How to identify DDPs worth solving

Feb 21, 2025

After a decade of digital transformation projects, I’ve learned a key lesson: the most valuable opportunities don’t come from building more apps or dashboards. They emerge from solving what I call Deep Domain Problems (DDPs)—complex, high-impact challenges that demand domain expertise and technical innovation. Here’s how to spot them and decide which ones are worth your effort.

What Makes a Problem "Deep"?

DDPs aren’t just complicated—they’re significant, systemic, and stubbornly resistant to quick fixes. They share these traits:

1. They Demand Specialized Domain Knowledge

You can’t solve a DDP with tech alone. You need to grasp:

  • Industry-specific processes honed over decades
  • Regulatory frameworks shaping the field
  • Undocumented "tribal knowledge"
  • Nuanced stakeholder dynamics

Example: Based on my experience, which can be explored further at WiredUp, in corporate forex risk management, professionals navigate thousands of variables—currency exchange rates, market volatility, and regulatory frameworks—customized to the unique needs of global businesses and their financial objectives.

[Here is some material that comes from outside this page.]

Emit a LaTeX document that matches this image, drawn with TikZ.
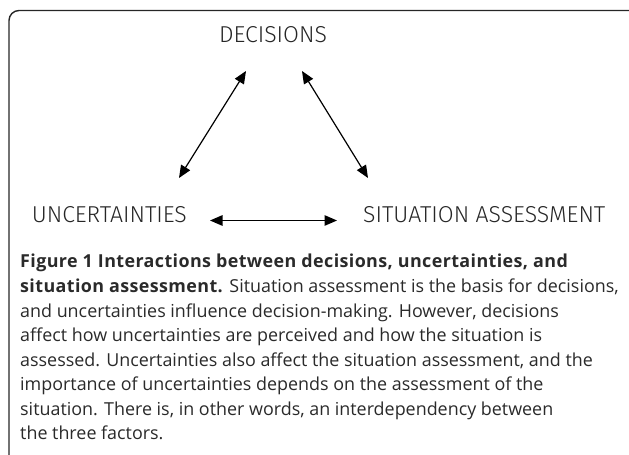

2. They Rely on Tacit Expertise

When experts say, "It depends" or "You learn it with time," they signal tacit knowledge—skills not found in manuals. Look for:

  • Decisions hard to explain step-by-step
  • Roles taking years to master
  • Gaps between documentation and practice
  • Context driving different outcomes

Example: To tackle oil and gas industry challenges, my technical expertise combined with Evolve’s domain knowledge relied on tactical, hands-on experience, deeply grasping how the industry functions in specific regions and adeptly abstracting that insight for global solutions.

3. They Span Systems and Stakeholders

DDPs cross boundaries:

  • Legacy systems that don’t play nice
  • Stakeholders with clashing priorities
  • Organizational silos
  • Trade-offs like efficiency vs. compliance

Example: Creating a loan against Mutual Funds product involves weaving together multiple interconnected elements: uniting lenders and regulated entities to enable lien marking, collaborating with product designers to craft a seamless UX for borrowers, and leveraging developers to build modern tech atop legacy systems— based on my experience at Finezzy.

4. They Defy Simple Automation

Past attempts at solving DDPs often yield:

  • Partial fixes for routine cases
  • Workarounds that spawn new issues
  • High exception rates needing human intervention
  • Tools users ignore despite the functionality

How to Spot High-Value DDPs

A concise checklist to identify Deep Domain Problems worth solving:
☑ Are there persistent or emerging manual processes resisting automation or strained by new tech?
☑ Do experts use phrases like "it depends," "there’s an art to it," or "you develop a knack," hinting at gaps between tools and reality?
☑ Are there "translation" roles bridging systems, teams, or procedural divides?
☑ Do standard workflows frequently break down with exceptions with high costs or impact?
☑ Are expert judgments driving significant outcomes that could be refined for greater precision or scale?

Evaluating DDP Opportunities

Not every DDP is worth solving. Weigh them against:

1. Impact Potential

  • Who’s affected, and how many?
  • What’s the cost of the status quo?
  • Incremental fix or game-changer?

2. Readiness to Solve

  • Can you access domain know-how? (If not, try reports or proxies like retirees.)
  • Are experts open to collaborating?
  • Is tech up to the task?

3. Market Forces

  • Persistent problem or new pain point?
  • Are organizations hunting for answers?
  • Is pressure (regulation, competition) mounting?

4. Complexity Balance

  • Is the hurdle more domain or tech?
  • Can current tools model the knowledge? (e.g., NLP for regs, but not "gut feel")
  • Does partial progress add value?

Tools to Get Started

  • Process Mapping: Diagram exceptions.
  • Interviews: Record experts to capture tacit gems.
  • Data: Measure exception rates or downtime costs.

Watch the Risks

Don’t chase a loud stakeholder’s pet peeve—cross-check with data and diverse voices to confirm it’s a true DDP.

Conclusion

Deep Domain Problems hide in plain sight, masquerading as "just how it works" in an industry. They’re where complex knowledge meets technical limits—and where solving them sparks transformative value. As AI races ahead, spotting DDPs separates shallow wins (digitizing the obvious) from deep innovation. Pair AI’s power—say, pre-flagging risks—with human insight to define what matters, and you’ll unlock breakthroughs that reshape industries.